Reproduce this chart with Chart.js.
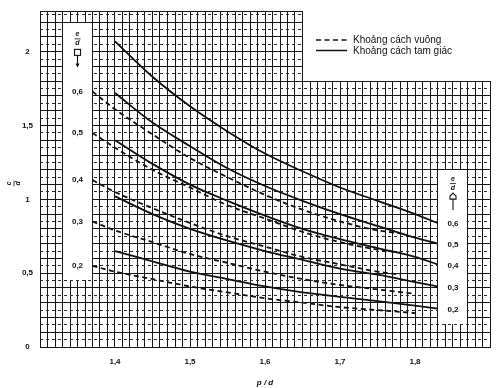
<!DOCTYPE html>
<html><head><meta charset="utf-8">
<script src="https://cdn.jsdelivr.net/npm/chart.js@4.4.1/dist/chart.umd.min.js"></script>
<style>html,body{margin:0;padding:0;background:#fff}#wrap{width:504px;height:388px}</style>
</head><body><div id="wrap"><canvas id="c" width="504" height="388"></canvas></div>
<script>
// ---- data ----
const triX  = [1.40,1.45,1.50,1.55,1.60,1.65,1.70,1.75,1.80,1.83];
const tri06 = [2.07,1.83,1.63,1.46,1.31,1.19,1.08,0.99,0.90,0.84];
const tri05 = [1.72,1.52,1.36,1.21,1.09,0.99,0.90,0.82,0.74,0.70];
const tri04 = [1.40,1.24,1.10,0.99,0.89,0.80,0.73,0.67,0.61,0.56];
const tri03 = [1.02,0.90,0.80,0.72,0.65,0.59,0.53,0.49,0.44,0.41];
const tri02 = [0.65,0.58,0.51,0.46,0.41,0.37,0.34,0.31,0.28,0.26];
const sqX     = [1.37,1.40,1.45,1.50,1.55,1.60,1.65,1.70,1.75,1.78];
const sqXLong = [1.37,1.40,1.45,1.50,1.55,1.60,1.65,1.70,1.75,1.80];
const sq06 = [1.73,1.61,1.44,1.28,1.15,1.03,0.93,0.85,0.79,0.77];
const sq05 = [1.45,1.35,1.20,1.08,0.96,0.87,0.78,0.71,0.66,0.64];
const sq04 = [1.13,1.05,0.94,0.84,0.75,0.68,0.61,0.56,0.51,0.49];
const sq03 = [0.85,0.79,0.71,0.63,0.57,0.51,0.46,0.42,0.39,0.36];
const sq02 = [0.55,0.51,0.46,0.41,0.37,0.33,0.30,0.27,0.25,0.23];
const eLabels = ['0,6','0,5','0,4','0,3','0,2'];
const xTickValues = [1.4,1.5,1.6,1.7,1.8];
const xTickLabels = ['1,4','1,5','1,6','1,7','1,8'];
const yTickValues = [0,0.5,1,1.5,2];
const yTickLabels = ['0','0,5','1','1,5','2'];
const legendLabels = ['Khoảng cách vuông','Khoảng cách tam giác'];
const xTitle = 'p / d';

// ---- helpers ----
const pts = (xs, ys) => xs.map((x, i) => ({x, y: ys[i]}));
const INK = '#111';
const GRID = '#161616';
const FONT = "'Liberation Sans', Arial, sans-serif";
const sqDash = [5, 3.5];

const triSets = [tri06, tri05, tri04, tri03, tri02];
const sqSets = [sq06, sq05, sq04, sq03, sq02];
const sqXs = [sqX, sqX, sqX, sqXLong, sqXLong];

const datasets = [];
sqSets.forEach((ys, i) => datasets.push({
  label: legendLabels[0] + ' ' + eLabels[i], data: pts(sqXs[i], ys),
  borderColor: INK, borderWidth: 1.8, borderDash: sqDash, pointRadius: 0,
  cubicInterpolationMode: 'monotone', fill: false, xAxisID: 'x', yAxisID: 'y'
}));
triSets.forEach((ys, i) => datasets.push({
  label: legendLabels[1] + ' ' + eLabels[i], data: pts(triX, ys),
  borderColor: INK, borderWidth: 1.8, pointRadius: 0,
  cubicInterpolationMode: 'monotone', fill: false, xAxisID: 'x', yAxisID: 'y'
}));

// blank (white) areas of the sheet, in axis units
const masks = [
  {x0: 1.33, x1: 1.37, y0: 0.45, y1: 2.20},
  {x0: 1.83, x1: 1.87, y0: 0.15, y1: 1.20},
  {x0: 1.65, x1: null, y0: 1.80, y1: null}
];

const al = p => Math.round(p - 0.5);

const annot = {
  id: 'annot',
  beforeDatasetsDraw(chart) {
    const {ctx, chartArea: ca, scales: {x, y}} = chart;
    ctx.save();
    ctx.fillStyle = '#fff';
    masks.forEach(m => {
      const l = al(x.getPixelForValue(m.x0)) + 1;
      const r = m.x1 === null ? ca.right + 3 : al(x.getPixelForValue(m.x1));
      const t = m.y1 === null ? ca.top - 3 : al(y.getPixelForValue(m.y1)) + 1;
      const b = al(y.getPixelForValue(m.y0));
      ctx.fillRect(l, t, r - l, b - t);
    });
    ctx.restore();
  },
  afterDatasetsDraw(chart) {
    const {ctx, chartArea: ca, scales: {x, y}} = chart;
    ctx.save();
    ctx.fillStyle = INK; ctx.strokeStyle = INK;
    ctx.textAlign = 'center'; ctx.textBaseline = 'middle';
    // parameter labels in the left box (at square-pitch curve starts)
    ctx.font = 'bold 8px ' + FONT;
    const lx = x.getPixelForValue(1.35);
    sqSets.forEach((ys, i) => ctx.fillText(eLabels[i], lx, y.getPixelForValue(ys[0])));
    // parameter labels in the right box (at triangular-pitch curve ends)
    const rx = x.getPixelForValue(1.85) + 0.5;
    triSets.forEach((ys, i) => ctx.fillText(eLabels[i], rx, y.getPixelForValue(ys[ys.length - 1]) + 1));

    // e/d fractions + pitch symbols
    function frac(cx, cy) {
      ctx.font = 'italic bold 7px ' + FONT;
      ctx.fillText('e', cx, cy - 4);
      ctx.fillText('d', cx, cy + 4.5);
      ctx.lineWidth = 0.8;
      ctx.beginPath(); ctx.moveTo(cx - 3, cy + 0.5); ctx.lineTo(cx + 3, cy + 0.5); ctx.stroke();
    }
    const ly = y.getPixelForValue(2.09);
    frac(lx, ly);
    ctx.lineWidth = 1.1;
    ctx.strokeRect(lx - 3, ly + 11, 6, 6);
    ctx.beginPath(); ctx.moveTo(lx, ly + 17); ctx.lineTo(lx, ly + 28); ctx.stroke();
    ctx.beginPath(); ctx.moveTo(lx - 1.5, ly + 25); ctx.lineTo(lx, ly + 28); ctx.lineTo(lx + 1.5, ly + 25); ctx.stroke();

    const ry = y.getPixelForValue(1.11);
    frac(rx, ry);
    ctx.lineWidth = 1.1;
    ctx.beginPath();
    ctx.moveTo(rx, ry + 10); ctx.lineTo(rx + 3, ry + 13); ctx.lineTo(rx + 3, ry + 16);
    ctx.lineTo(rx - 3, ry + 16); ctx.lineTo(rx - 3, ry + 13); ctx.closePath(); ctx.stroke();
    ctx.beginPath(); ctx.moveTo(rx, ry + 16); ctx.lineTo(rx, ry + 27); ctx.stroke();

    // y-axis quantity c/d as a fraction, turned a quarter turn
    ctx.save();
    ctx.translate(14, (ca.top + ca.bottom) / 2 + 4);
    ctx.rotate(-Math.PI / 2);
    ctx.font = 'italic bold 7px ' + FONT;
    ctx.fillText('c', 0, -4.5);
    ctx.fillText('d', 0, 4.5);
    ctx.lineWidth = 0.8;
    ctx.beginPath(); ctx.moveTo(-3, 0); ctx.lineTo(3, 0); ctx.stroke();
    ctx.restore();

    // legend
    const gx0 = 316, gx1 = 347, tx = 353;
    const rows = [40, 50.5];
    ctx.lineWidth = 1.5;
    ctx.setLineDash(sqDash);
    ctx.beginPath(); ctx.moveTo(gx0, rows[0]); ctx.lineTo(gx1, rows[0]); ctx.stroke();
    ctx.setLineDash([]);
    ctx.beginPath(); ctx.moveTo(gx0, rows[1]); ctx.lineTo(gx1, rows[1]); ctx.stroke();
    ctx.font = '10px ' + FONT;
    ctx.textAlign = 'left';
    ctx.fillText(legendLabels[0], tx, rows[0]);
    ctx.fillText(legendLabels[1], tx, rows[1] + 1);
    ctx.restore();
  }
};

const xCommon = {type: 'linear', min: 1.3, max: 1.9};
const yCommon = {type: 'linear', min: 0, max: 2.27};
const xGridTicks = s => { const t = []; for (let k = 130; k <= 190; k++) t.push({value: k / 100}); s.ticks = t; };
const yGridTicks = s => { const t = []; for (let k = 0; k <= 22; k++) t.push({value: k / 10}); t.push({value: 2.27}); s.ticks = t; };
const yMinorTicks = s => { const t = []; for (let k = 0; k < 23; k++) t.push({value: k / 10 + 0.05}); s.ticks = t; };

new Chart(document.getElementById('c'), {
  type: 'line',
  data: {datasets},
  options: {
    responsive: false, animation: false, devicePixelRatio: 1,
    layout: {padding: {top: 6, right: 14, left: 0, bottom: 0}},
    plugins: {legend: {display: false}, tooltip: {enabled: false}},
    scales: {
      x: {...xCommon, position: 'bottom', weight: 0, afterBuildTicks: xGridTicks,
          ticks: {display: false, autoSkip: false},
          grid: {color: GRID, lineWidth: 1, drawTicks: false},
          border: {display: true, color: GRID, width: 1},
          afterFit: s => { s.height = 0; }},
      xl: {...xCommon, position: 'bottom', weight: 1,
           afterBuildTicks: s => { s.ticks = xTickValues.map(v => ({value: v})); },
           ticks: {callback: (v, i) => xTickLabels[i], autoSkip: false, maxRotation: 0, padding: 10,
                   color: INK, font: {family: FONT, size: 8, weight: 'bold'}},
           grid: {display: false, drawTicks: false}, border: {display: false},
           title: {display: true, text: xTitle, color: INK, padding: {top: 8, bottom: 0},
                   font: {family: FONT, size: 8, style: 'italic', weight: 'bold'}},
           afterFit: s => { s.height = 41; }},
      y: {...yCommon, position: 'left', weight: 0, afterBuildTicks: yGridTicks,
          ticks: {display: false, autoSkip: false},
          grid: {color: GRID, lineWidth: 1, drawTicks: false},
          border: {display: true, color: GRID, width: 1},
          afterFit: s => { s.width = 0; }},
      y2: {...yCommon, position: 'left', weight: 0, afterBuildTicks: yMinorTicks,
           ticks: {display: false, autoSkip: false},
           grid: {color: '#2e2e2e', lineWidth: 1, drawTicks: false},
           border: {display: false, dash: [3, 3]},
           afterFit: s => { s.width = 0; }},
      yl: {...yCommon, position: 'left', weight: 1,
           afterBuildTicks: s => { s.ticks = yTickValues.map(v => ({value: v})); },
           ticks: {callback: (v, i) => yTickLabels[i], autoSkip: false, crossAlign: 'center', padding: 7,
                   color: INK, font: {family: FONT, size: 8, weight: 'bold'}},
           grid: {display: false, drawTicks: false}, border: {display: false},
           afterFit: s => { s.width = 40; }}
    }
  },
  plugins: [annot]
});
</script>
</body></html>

Aim: Reproduce the material above from its first line through the line containing "const sqDash = [5, 3.5];", both ends included, and skip every picture.

Answer below:
Reproduce this chart with Chart.js.
<!DOCTYPE html>
<html><head><meta charset="utf-8">
<script src="https://cdn.jsdelivr.net/npm/chart.js@4.4.1/dist/chart.umd.min.js"></script>
<style>html,body{margin:0;padding:0;background:#fff}#wrap{width:504px;height:388px}</style>
</head><body><div id="wrap"><canvas id="c" width="504" height="388"></canvas></div>
<script>
// ---- data ----
const triX  = [1.40,1.45,1.50,1.55,1.60,1.65,1.70,1.75,1.80,1.83];
const tri06 = [2.07,1.83,1.63,1.46,1.31,1.19,1.08,0.99,0.90,0.84];
const tri05 = [1.72,1.52,1.36,1.21,1.09,0.99,0.90,0.82,0.74,0.70];
const tri04 = [1.40,1.24,1.10,0.99,0.89,0.80,0.73,0.67,0.61,0.56];
const tri03 = [1.02,0.90,0.80,0.72,0.65,0.59,0.53,0.49,0.44,0.41];
const tri02 = [0.65,0.58,0.51,0.46,0.41,0.37,0.34,0.31,0.28,0.26];
const sqX     = [1.37,1.40,1.45,1.50,1.55,1.60,1.65,1.70,1.75,1.78];
const sqXLong = [1.37,1.40,1.45,1.50,1.55,1.60,1.65,1.70,1.75,1.80];
const sq06 = [1.73,1.61,1.44,1.28,1.15,1.03,0.93,0.85,0.79,0.77];
const sq05 = [1.45,1.35,1.20,1.08,0.96,0.87,0.78,0.71,0.66,0.64];
const sq04 = [1.13,1.05,0.94,0.84,0.75,0.68,0.61,0.56,0.51,0.49];
const sq03 = [0.85,0.79,0.71,0.63,0.57,0.51,0.46,0.42,0.39,0.36];
const sq02 = [0.55,0.51,0.46,0.41,0.37,0.33,0.30,0.27,0.25,0.23];
const eLabels = ['0,6','0,5','0,4','0,3','0,2'];
const xTickValues = [1.4,1.5,1.6,1.7,1.8];
const xTickLabels = ['1,4','1,5','1,6','1,7','1,8'];
const yTickValues = [0,0.5,1,1.5,2];
const yTickLabels = ['0','0,5','1','1,5','2'];
const legendLabels = ['Khoảng cách vuông','Khoảng cách tam giác'];
const xTitle = 'p / d';

// ---- helpers ----
const pts = (xs, ys) => xs.map((x, i) => ({x, y: ys[i]}));
const INK = '#111';
const GRID = '#161616';
const FONT = "'Liberation Sans', Arial, sans-serif";
const sqDash = [5, 3.5];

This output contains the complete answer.